One review defines Pathaan as a crime thriller directed by Siddharth Anand and the main lead actor Shahrukh Khan. The story screenplay, and dialogues are written by Siddharth Anand alongwith Shridhar Raghavan and Abbas. For me, Pathaan combines, in itself, features of high-powered SFX and CGI commonly used in a science-fiction-adventure. There is a bit of itsy bitsy sexyness oozing out of Deepika Padukone in her see-through costumes, not only in the sizzling song number shot near the sea, but also in her fight scenes and the frequent death-defying action she does with Pathan and Jim.

It adds a touch of seduction and the erotic to her character. She works with the ISI but as it later transpires, is a double agent who double-crosses Pathan. If all ISI women were dressed as titillating as Deepika is in the film, then soon the ISI will be spilling over with young men solely with the desire of wooing them,

But the happy part is that neither can you take your eyes off her while she is sizzling the screen, nor can you label her as being deliberately sexy. Deepika is just like that. The “honeymoon” scene between Deepika and Shahrukh is a steal if ever there was one!

The film begins with the 2019 milestone event of the Govt at the Centre withdrawing Article 370 in Jammu-Kashmir. That has angered the Pakistani General Quadir strongly even though the doctor has given him a lifeline of three years, as he suffers from cancer. He plans an absurd attack on India with the help of Jim, a terrorist.

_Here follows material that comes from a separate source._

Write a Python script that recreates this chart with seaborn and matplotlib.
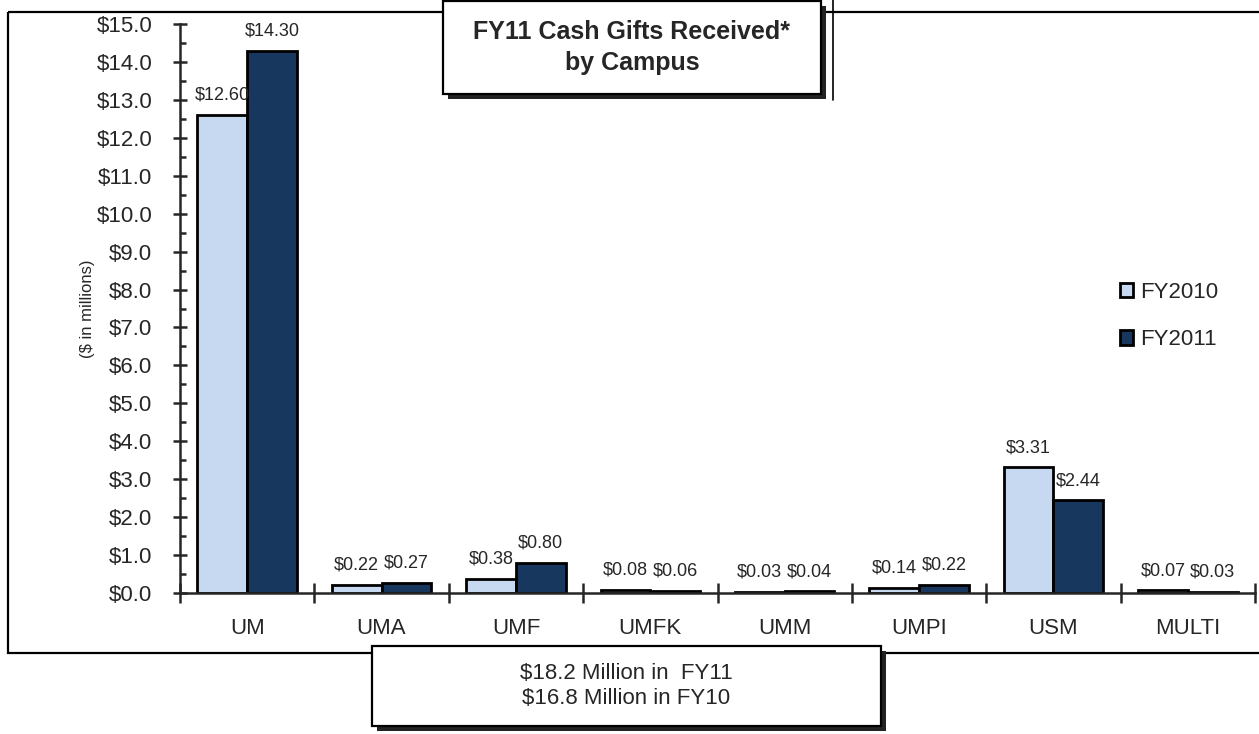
import pandas as pd
import numpy as np
import matplotlib
matplotlib.use("Agg")
import matplotlib.pyplot as plt
import seaborn as sns
from matplotlib.patches import Rectangle
from matplotlib.ticker import MultipleLocator, FixedLocator, StrMethodFormatter

# data
campuses = ["UM", "UMA", "UMF", "UMFK", "UMM", "UMPI", "USM", "MULTI"]
fy2010 = [12.60, 0.22, 0.38, 0.08, 0.03, 0.14, 3.31, 0.07]
fy2011 = [14.30, 0.27, 0.80, 0.06, 0.04, 0.22, 2.44, 0.03]
years = ["FY2010", "FY2011"]
colors = ["#C6D9F0", "#17375E"]

df = pd.DataFrame({
    "campus": campuses * 2,
    "year": [years[0]] * len(campuses) + [years[1]] * len(campuses),
    "value": fy2010 + fy2011,
})

sns.set_style("white")
plt.rcParams["font.family"] = ["Liberation Sans", "DejaVu Sans"]

W, H = 1259, 734
fig = plt.figure(figsize=(W / 100, H / 100), dpi=100)
ax = fig.add_axes([180 / W, 1 - 593 / H, 1075 / W, (593 - 24) / H])

sns.barplot(data=df, x="campus", y="value", hue="year", order=campuses,
            hue_order=years, palette=colors, width=0.74, edgecolor="black",
            linewidth=2, saturation=1, ax=ax)

for cont in ax.containers:
    ax.bar_label(cont, labels=["${:.2f}".format(v) for v in cont.datavalues],
                 padding=8, fontsize=13)

ax.set_ylim(0, 15)
ax.set_xlim(-0.5, len(campuses) - 0.5)
for s in ["top", "right"]:
    ax.spines[s].set_visible(False)
for s in ["left", "bottom"]:
    ax.spines[s].set_linewidth(1.8)

# y ticks
ax.yaxis.set_major_locator(MultipleLocator(1))
ax.yaxis.set_minor_locator(MultipleLocator(0.5))
ax.yaxis.set_major_formatter(StrMethodFormatter("${x:.1f}"))
ax.tick_params(axis="y", which="major", direction="inout", length=10, width=1.8,
               labelsize=16, pad=15, left=True)
ax.tick_params(axis="y", which="minor", direction="in", length=4, width=1.8, left=True)

# x ticks: boundaries as major, labels on minor
pos = np.arange(len(campuses))
ax.xaxis.set_major_locator(FixedLocator(np.arange(len(campuses) + 1) - 0.5))
ax.xaxis.set_minor_locator(FixedLocator(pos))
ax.set_xticklabels([], minor=False)
ax.set_xticklabels(campuses, minor=True)
ax.tick_params(axis="x", which="major", direction="inout", length=14, width=1.8, bottom=True)
ax.tick_params(axis="x", which="minor", length=0, labelsize=16, pad=18)
ax.set_xlabel("")

ax.set_ylabel("($ in millions)", fontsize=12)
ax.yaxis.set_label_coords((95 - 180) / 1075, 0.5)

# legend
handles, labels = ax.get_legend_handles_labels()
for h in handles:
    h.set_edgecolor("black")
    h.set_linewidth(2)
ax.legend(handles, labels, loc="center left", bbox_to_anchor=(1120 / W, 1 - 316 / H),
          bbox_transform=fig.transFigure, frameon=False, fontsize=16,
          handlelength=0.6, handleheight=0.6, handletextpad=0.3,
          labelspacing=1.2, borderpad=0, borderaxespad=0)

# overlay for frame and text boxes (pixel coordinates)
ov = fig.add_axes([0, 0, 1, 1], zorder=5)
ov.set_xlim(0, W)
ov.set_ylim(H, 0)
ov.axis("off")
ov.patch.set_alpha(0)

ov.add_patch(Rectangle((8, 12), W + 10, 641, fill=False, edgecolor="black", lw=1.6))
ov.plot([833, 833], [0, 100], color="black", lw=1.2)


def shadow_box(x0, y0, w, h, text, ls=1.2, **kw):
    ov.add_patch(Rectangle((x0 + 5, y0 + 5), w, h, facecolor="#222222", edgecolor="none"))
    ov.add_patch(Rectangle((x0, y0), w, h, facecolor="white", edgecolor="black", lw=1.6))
    ov.text(x0 + w / 2, y0 + h / 2, text, ha="center", va="center",
            linespacing=ls, **kw)


shadow_box(443, 1, 378, 93, "FY11 Cash Gifts Received*\nby Campus", ls=1.4,
           fontsize=18, fontweight="bold")
shadow_box(372, 646, 509, 80, "$18.2 Million in  FY11\n$16.8 Million in FY10",
           fontsize=16)

fig.savefig("out.png", dpi=100)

This is in the past. At the present time, Pathaan, believed dead in Afghanistan, then Africa, returns to India with a mission which he presents to Nandini who is a top officer with RAW. He suggests founding a secret agency with injured but forcibly ‘rested’ agents committed to dedicated service. And they form JOCR (Joint Operation and Covert Research).

Dimple Kapadia fits into the role of Nandini like a glove, both in terms of acting and personality. Asuthosh Rana too does a convincing role as the head of RAW. Salman Khan is stunning in his brief cameo as Tiger.

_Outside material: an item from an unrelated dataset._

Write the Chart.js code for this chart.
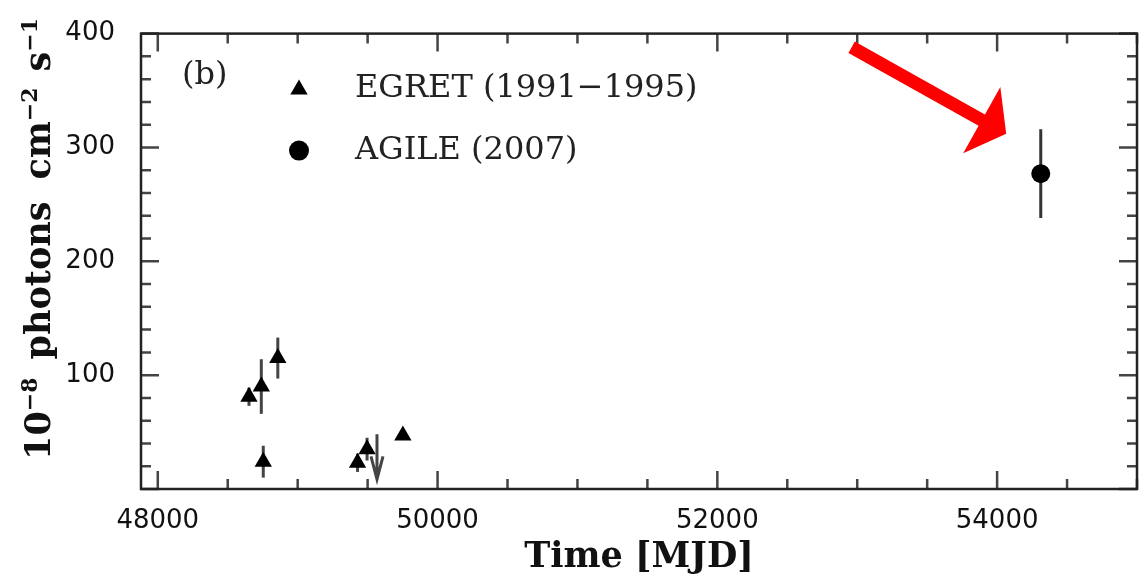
<!DOCTYPE html>
<html>
<head>
<meta charset="utf-8">
<script src="https://cdn.jsdelivr.net/npm/chart.js@4/dist/chart.umd.min.js"></script>
<style>
  html, body { margin: 0; padding: 0; background: #fff; }
</style>
</head>
<body>
<canvas id="chart" width="1147" height="579"></canvas>
<script>
// EGRET points (MJD, flux, 1-sigma error)
const egretMjd = [48652, 48740, 48858, 48754, 49428, 49496, 49752];
const egretFlux = [81, 90, 115, 24, 23, 35, 47];
const egretErr = [8, 24, 18, 14, 8, 10, 4];

// EGRET upper limit
const limitMjd = [49567];
const limitFlux = [48];

// AGILE point
const agileMjd = [54312];
const agileFlux = [277];
const agileErr = [39];

const xTickLabels = [48000, 50000, 52000, 54000];
const yTickLabels = [100, 200, 300, 400];
const xMinorStep = 500;
const yMinorStep = 20;

const legendLabels = ['EGRET (1991\u22121995)', 'AGILE (2007)'];
const panelLabel = '(b)';
// y title pieces: [text, superscript]
const yTitleParts = [['10', '\u22128'], ['photons', ''], ['cm', '\u22122'], ['s', '\u22121']];

// red arrow, from / to in data units
const arrowFrom = [52960, 388];
const arrowTo = [54065, 312];

const ctx = document.getElementById('chart').getContext('2d');

// frame, inward ticks, error bars, limits
const framePlugin = {
  id: 'frame',
  beforeDatasetsDraw(chart) {
    const { ctx, chartArea: a, scales: { x, y } } = chart;
    ctx.save();
    ctx.strokeStyle = '#444';
    ctx.lineWidth = 2.5;
    for (let v = 48000; v <= x.max; v += xMinorStep) {
      const px = x.getPixelForValue(v);
      const len = v % 2000 === 0 ? 18 : 10;
      ctx.beginPath();
      ctx.moveTo(px, a.bottom); ctx.lineTo(px, a.bottom - len);
      ctx.moveTo(px, a.top); ctx.lineTo(px, a.top + len);
      ctx.stroke();
    }
    for (let v = 0; v <= y.max; v += yMinorStep) {
      const py = y.getPixelForValue(v);
      const len = v % 100 === 0 ? 18 : 10;
      ctx.beginPath();
      ctx.moveTo(a.left, py); ctx.lineTo(a.left + len, py);
      ctx.moveTo(a.right, py); ctx.lineTo(a.right - len, py);
      ctx.stroke();
    }
    ctx.strokeStyle = '#222';
    ctx.lineWidth = 2.5;
    ctx.strokeRect(a.left, a.top, a.right - a.left, a.bottom - a.top);

    // error bars
    const bars = (mjd, flux, err, color) => {
      ctx.strokeStyle = color;
      ctx.lineWidth = 3;
      mjd.forEach((m, i) => {
        const px = x.getPixelForValue(m);
        ctx.beginPath();
        ctx.moveTo(px, y.getPixelForValue(flux[i] - err[i]));
        ctx.lineTo(px, y.getPixelForValue(flux[i] + err[i]));
        ctx.stroke();
      });
    };
    bars(egretMjd, egretFlux, egretErr, '#444');
    bars(agileMjd, agileFlux, agileErr, '#333');

    // upper limits (down arrows)
    ctx.strokeStyle = '#444';
    ctx.lineWidth = 3;
    limitMjd.forEach((m, i) => {
      const px = x.getPixelForValue(m);
      const py = y.getPixelForValue(limitFlux[i]);
      ctx.beginPath();
      ctx.moveTo(px, py); ctx.lineTo(px, py + 45);
      ctx.moveTo(px - 6, py + 22); ctx.lineTo(px, py + 45); ctx.lineTo(px + 6, py + 22);
      ctx.stroke();
    });
    ctx.restore();
  },
  afterDraw(chart) {
    const { ctx, chartArea: a, scales: { x, y } } = chart;
    ctx.save();
    // legend
    ctx.fillStyle = '#000';
    Chart.helpers.drawPoint(ctx, { pointStyle: 'triangle', radius: 10, rotation: 0, borderWidth: 0 }, a.left + 158, a.top + 56);
    Chart.helpers.drawPoint(ctx, { pointStyle: 'circle', radius: 10, rotation: 0, borderWidth: 0 }, a.left + 158, a.top + 117);
    ctx.font = '32px "DejaVu Serif"';
    ctx.fillStyle = '#222';
    ctx.textBaseline = 'middle';
    ctx.fillText(legendLabels[0], a.left + 214, a.top + 55);
    ctx.fillText(legendLabels[1], a.left + 214, a.top + 117);
    ctx.fillText(panelLabel, a.left + 41, a.top + 42);
    ctx.restore();

    // y axis title, rotated, with superscripts
    ctx.save();
    ctx.fillStyle = '#111';
    ctx.textBaseline = 'alphabetic';
    const mainFont = 'bold 35px "DejaVu Serif"';
    const supFont = 'bold 22px "DejaVu Serif"';
    const gaps = [18, 22, 16];
    let total = 0;
    yTitleParts.forEach(([t, s], i) => {
      ctx.font = mainFont; total += ctx.measureText(t).width;
      ctx.font = supFont; total += ctx.measureText(s).width;
      if (i < gaps.length) total += gaps[i];
    });
    ctx.translate(50, (10 + 468) / 2 + total / 2);
    ctx.rotate(-Math.PI / 2);
    let pos = 0;
    yTitleParts.forEach(([t, s], i) => {
      ctx.font = mainFont; ctx.fillText(t, pos, 0); pos += ctx.measureText(t).width;
      ctx.font = supFont; ctx.fillText(s, pos, -13); pos += ctx.measureText(s).width;
      if (i < gaps.length) pos += gaps[i];
    });
    ctx.restore();

    // red arrow
    ctx.save();
    const x0 = x.getPixelForValue(arrowFrom[0]), y0 = y.getPixelForValue(arrowFrom[1]);
    const x1 = x.getPixelForValue(arrowTo[0]), y1 = y.getPixelForValue(arrowTo[1]);
    const ang = Math.atan2(y1 - y0, x1 - x0);
    const len = Math.hypot(x1 - x0, y1 - y0);
    ctx.translate(x0, y0);
    ctx.rotate(ang);
    ctx.fillStyle = '#f00';
    ctx.beginPath();
    ctx.moveTo(0, -6.5);
    ctx.lineTo(len - 28, -6.5);
    ctx.lineTo(len - 28, -38);
    ctx.lineTo(len, 0);
    ctx.lineTo(len - 28, 38);
    ctx.lineTo(len - 28, 6.5);
    ctx.lineTo(0, 6.5);
    ctx.closePath();
    ctx.fill();
    ctx.restore();
  }
};

new Chart(ctx, {
  type: 'scatter',
  data: {
    datasets: [
      {
        label: legendLabels[0],
        data: egretMjd.map((m, i) => ({ x: m, y: egretFlux[i] })),
        pointStyle: 'triangle',
        pointRadius: 10,
        backgroundColor: '#000',
        borderWidth: 0,
      },
      {
        label: legendLabels[1],
        data: agileMjd.map((m, i) => ({ x: m, y: agileFlux[i] })),
        pointStyle: 'circle',
        pointRadius: 9.5,
        backgroundColor: '#000',
        borderWidth: 0,
      },
    ],
  },
  options: {
    responsive: false,
    animation: false,
    layout: { padding: { top: 25, right: 2, left: 0, bottom: 0 } },
    plugins: {
      legend: { display: false },
      tooltip: { enabled: false },
    },
    scales: {
      x: {
        type: 'linear',
        min: 47880,
        max: 55000,
        afterBuildTicks: s => { s.ticks = xTickLabels.map(v => ({ value: v })); },
        afterFit: s => { s.height = 90; },
        grid: { display: false },
        border: { display: false },
        ticks: {
          padding: 9,
          maxRotation: 0,
          color: '#111',
          font: { family: 'DejaVu Sans', size: 26 },
          callback: v => String(v),
        },
        title: {
          display: true,
          text: 'Time [MJD]',
          color: '#111',
          padding: { top: 0, bottom: 0 },
          font: { family: 'DejaVu Serif', size: 35, weight: 'bold' },
        },
      },
      y: {
        min: 0,
        max: 400,
        afterBuildTicks: s => { s.ticks = yTickLabels.map(v => ({ value: v })); },
        afterFit: s => { s.width = 141; },
        grid: { display: false },
        border: { display: false },
        ticks: {
          padding: 18,
          color: '#111',
          font: { family: 'DejaVu Sans', size: 26 },
        },
      },
    },
  },
  plugins: [framePlugin],
});
</script>
</body>
</html>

Everything happens at breathtaking pace with fights on ground level, indoors, outdoors, in the skies, on clifftops, on shaky grounds, on airplanes till you lose track of the story, whatever little of it there is. The sound effects filled with deafening noises of beating, knifing, shooting, throwing people from unimaginable heights.

The killings are loud enough for you to come out of the hall with lessened hearing than you had before you stepped in. The editor had a field day, with the cameras moving from one country to another, from fighter planes to passenger flights, to dilapidated bungalows on hilltops.

You gape at the screen and try to wrack your brains to find out what the hell is happening.

In the end, while everyone is wondering where the hell “Raktabeej” is, Jim says he is the one. According to Hindu mythology, Raktabeej was a demon. Each drop of his blood that touched the ground turned into another Raktabija. Thus, every time he was struck, millions of his duplicates appeared all over the battlefield.

At this point, the Gods were desperate and they then turned to Shiva for help. Shiva, though, was so deep into meditation that he could not be reached. The Gods then turned to Shiva’s consort Parvati for help. The Goddess Parvati immediately set out to battle with the demon, and it was then that she took the form of Kali.

Kali appeared with her eyes blood-shot, dark complexion, gaunt features, hair unbound, and her teeth as sharp as fangs. She rode into the battle on a lion. The demon Raktabija first began to experience fear. Kali then ordered the Gods to attack Raktabija, while she spread her tongue over the battlefield, covering it completely, and preventing even one drop of the demon’s blood from falling.

In doing this, Kali prevented Raktabija from reproducing himself again, and the Gods were then victorious. After her victory over these demons, Kali was so overjoyed that she started the dance of death.

Thankfully, the film’s story skips the story linked to our own Kali. But if Bollywood is desperately trying to destroy the mass adulation of Southern hits like RRR and Kantara, the highly entertaining Pathaan, with a 57-year-old Shahrukh Khan oozing sex in every frame, it has done so.